Figure scripts:
:::::
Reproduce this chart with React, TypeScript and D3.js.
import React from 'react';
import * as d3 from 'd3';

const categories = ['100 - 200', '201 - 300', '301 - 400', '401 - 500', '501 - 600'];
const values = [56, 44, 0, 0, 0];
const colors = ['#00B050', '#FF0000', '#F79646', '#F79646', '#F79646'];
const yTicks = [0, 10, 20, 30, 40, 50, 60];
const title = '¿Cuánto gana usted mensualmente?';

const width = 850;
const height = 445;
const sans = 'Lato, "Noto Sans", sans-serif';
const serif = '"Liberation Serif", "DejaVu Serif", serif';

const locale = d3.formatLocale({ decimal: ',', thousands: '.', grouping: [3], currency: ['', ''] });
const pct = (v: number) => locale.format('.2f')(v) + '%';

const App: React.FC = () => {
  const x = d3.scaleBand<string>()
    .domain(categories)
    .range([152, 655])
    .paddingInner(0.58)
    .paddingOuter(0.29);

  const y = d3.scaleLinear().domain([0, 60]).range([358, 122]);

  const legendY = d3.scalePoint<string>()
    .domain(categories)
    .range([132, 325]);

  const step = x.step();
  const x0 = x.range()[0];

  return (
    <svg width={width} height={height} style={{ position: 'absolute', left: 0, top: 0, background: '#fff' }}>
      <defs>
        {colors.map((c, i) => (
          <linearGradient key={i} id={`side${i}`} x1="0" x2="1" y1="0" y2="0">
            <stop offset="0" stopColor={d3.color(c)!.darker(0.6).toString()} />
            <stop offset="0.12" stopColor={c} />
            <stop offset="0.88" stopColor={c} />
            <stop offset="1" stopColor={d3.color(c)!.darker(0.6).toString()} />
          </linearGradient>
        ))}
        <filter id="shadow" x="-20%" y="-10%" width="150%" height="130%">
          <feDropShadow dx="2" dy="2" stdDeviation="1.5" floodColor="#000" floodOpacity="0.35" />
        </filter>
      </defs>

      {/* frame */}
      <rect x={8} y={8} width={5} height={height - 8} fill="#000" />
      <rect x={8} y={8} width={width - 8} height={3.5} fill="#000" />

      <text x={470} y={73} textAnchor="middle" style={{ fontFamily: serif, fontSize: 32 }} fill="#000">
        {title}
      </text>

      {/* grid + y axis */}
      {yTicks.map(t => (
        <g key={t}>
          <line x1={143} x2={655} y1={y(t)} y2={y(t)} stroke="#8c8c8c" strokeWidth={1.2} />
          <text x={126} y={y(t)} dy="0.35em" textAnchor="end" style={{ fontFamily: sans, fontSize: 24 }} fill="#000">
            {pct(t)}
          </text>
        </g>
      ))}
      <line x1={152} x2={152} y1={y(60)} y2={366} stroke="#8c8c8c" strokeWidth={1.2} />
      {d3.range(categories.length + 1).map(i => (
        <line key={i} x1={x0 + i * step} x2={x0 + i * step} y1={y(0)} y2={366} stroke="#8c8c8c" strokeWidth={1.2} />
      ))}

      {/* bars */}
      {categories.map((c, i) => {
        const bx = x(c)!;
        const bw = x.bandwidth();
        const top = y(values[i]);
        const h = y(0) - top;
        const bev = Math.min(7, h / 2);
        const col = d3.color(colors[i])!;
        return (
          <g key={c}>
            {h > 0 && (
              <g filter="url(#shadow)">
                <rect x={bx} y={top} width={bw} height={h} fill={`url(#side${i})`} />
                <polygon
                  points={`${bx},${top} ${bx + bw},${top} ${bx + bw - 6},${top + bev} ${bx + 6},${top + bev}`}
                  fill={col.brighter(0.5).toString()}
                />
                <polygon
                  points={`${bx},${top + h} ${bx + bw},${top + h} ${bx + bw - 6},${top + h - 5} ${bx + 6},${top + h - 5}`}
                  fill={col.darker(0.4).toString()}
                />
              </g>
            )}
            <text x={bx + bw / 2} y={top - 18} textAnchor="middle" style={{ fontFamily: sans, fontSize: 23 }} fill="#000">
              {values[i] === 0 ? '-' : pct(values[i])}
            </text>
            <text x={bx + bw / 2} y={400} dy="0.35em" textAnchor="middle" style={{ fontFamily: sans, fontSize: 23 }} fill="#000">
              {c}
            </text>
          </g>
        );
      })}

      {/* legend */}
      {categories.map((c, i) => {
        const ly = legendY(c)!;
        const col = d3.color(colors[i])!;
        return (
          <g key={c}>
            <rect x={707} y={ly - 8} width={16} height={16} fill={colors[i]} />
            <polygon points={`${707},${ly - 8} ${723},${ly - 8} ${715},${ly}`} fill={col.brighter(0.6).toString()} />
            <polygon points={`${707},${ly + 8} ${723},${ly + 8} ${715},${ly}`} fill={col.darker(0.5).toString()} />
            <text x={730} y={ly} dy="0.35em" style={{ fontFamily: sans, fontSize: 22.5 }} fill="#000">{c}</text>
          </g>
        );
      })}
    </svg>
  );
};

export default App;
:::::
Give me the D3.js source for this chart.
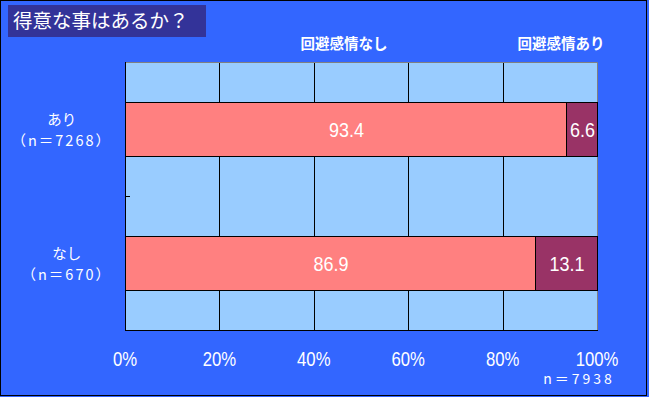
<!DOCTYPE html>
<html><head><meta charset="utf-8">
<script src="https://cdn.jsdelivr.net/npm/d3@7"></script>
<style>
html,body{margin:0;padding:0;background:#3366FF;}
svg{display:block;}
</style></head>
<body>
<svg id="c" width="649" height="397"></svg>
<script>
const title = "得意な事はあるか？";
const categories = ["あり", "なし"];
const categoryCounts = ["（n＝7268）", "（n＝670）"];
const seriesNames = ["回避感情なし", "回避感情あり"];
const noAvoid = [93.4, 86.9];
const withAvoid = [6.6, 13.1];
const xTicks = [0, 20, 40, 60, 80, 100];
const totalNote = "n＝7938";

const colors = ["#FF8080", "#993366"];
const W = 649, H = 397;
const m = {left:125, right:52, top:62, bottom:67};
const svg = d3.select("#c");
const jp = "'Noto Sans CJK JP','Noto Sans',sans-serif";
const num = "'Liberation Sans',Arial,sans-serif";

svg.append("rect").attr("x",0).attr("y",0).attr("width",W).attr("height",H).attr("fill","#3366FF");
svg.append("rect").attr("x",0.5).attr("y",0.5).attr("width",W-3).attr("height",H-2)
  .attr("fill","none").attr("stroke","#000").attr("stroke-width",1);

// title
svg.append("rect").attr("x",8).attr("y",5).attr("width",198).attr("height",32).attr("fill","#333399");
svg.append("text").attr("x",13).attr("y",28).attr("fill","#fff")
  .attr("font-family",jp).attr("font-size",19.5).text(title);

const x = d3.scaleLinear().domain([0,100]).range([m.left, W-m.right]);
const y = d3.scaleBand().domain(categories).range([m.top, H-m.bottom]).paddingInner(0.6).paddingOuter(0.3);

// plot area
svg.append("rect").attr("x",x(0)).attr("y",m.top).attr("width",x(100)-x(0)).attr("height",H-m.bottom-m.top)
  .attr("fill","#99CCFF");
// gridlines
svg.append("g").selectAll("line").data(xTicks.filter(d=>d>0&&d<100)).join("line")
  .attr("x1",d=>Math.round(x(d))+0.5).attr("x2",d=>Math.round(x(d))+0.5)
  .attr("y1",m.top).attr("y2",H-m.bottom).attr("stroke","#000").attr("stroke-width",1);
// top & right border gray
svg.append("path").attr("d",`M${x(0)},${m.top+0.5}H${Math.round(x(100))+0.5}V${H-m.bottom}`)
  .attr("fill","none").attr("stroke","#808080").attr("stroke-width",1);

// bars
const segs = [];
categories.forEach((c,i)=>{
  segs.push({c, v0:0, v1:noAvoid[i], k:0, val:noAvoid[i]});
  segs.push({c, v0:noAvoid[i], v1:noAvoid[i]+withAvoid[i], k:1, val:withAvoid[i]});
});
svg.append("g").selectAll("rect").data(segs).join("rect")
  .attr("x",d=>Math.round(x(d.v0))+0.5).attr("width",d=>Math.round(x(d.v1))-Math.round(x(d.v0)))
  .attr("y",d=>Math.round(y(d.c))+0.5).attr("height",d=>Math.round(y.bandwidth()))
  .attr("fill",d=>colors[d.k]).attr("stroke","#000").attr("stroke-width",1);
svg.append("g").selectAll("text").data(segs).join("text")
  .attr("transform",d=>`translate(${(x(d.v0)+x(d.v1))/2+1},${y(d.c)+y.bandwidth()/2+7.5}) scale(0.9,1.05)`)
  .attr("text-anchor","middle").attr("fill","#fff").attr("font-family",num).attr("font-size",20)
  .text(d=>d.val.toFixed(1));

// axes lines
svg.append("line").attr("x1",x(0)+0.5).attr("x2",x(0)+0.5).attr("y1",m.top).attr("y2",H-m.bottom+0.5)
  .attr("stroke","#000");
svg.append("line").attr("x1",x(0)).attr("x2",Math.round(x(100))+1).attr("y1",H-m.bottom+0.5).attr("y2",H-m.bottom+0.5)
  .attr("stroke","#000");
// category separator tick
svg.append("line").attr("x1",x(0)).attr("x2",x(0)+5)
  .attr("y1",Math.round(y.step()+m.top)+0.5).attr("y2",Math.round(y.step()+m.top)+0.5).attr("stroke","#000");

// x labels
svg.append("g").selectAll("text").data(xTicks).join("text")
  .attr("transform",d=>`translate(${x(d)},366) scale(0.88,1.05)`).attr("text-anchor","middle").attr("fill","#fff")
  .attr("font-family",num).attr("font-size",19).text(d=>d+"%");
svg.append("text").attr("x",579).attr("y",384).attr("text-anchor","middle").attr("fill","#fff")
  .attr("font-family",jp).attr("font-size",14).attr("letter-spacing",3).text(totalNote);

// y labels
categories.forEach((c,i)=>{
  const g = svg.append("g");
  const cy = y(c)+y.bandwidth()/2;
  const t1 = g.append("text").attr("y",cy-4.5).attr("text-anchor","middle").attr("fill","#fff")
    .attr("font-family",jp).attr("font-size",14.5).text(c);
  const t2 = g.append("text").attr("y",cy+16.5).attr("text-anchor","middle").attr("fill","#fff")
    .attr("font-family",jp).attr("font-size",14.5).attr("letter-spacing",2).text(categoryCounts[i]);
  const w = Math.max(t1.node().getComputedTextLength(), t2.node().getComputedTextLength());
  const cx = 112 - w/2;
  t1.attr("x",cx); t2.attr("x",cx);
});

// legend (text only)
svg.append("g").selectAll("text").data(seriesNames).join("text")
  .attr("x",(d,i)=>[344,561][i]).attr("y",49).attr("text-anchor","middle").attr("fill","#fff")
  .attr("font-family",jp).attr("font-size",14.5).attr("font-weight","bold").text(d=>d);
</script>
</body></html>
:::::
■ YOUR GOAL ■
Write down exactly the span of lines above from the one containing "Reproduce this chart" to the one containing "import * as d3 from 'd3';", both ends included.

■ RESULT ■
Reproduce this chart with React, TypeScript and D3.js.
import React from 'react';
import * as d3 from 'd3';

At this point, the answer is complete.